Incidentally: protection against the cold is not only an issue in winter where workwear is concerned: anyone employed at cold-storage warehouses or refrigerated laboratories wears special clothing that complies with DIN EN 342 (“Garments for protection against the cold”) all year round. Comparable measures are advisable occasionally in leisure activities too: to avoid hypothermia, water sports enthusiasts like divers and surfers wear full-body suits made from polychloroprene, which is better known by its trade names “Neoprene” (manufacturer: DuPont) or “Baypren” (manufacturer: Lanxess). It is produced by the polymerisation of chloroprene (2-chloro-1,3-butadiene; C4H5Cl). Vulcanisation makes it resistant to chemicals and weathering. In contrast to most other unsaturated elastomers, polychloroprene cannot be vulcanised with sulphur; metal oxides (ZnO, MgO) are used instead. If the vulcanisate is subsequently foamed with the help of chemical blowing agents, it is given the properties that make it ideal for thermal insulation.

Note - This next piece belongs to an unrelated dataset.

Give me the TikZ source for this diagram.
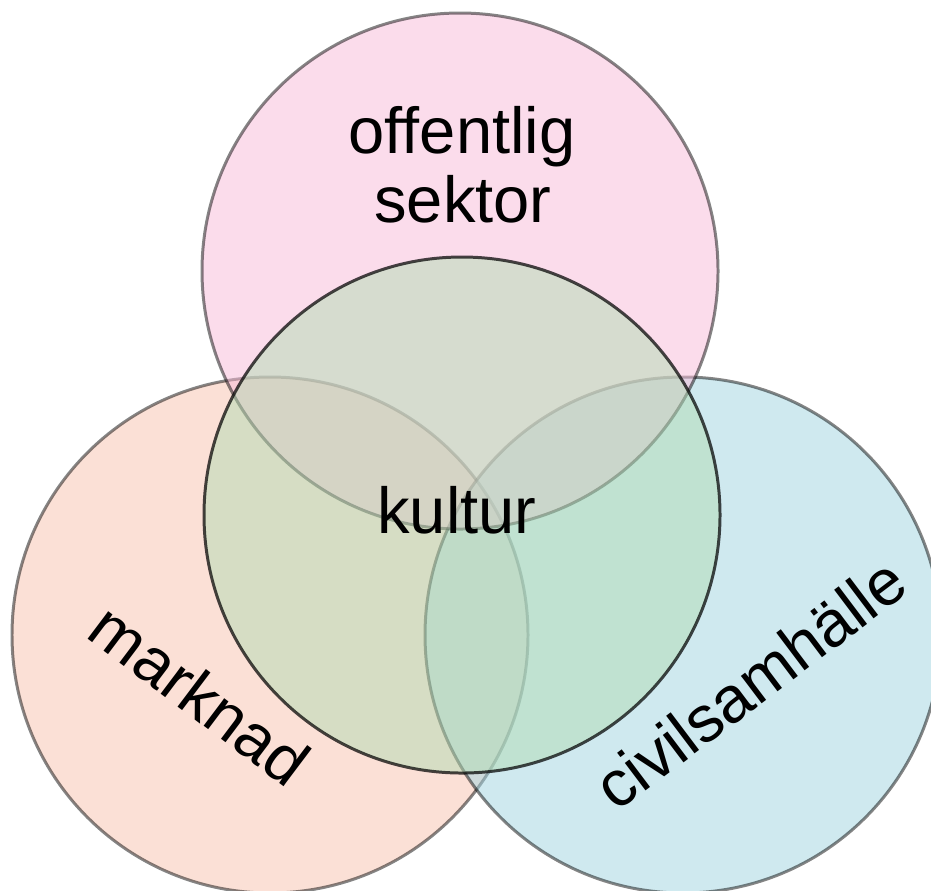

A tough, watertight material – vulcanised rubber (inventor: Charles Goodyear, 1800 – 1860) – was already available for diving suits as early as 1839. The thermal insulation capacity of this material was not important, because divers were able to stay warm by wearing woollen garments in this drysuit. Divers do not remain dry in the wetsuits made from neoprene (invented in 1930, on the market since 1954) that are standard nowadays, so it is better if they wear nothing underneath them. Because water gets inside the suits – not by accident but by design: there is supposed to be an exchange of heat with the surroundings due to the circulation created by movement. It goes without saying that this is only enjoyable where the water is warmer, such as in the Red Sea or the Indian Ocean. Professional divers wear a special suit, into which hot water is channelled, when they are diving in colder waters. What is more practical is a “semi-drysuit”, which is even suitable for diving in icy waters. Watertight sealing prevents water exchange here; as is the case with wetsuits, the neoprene provides heat insulation.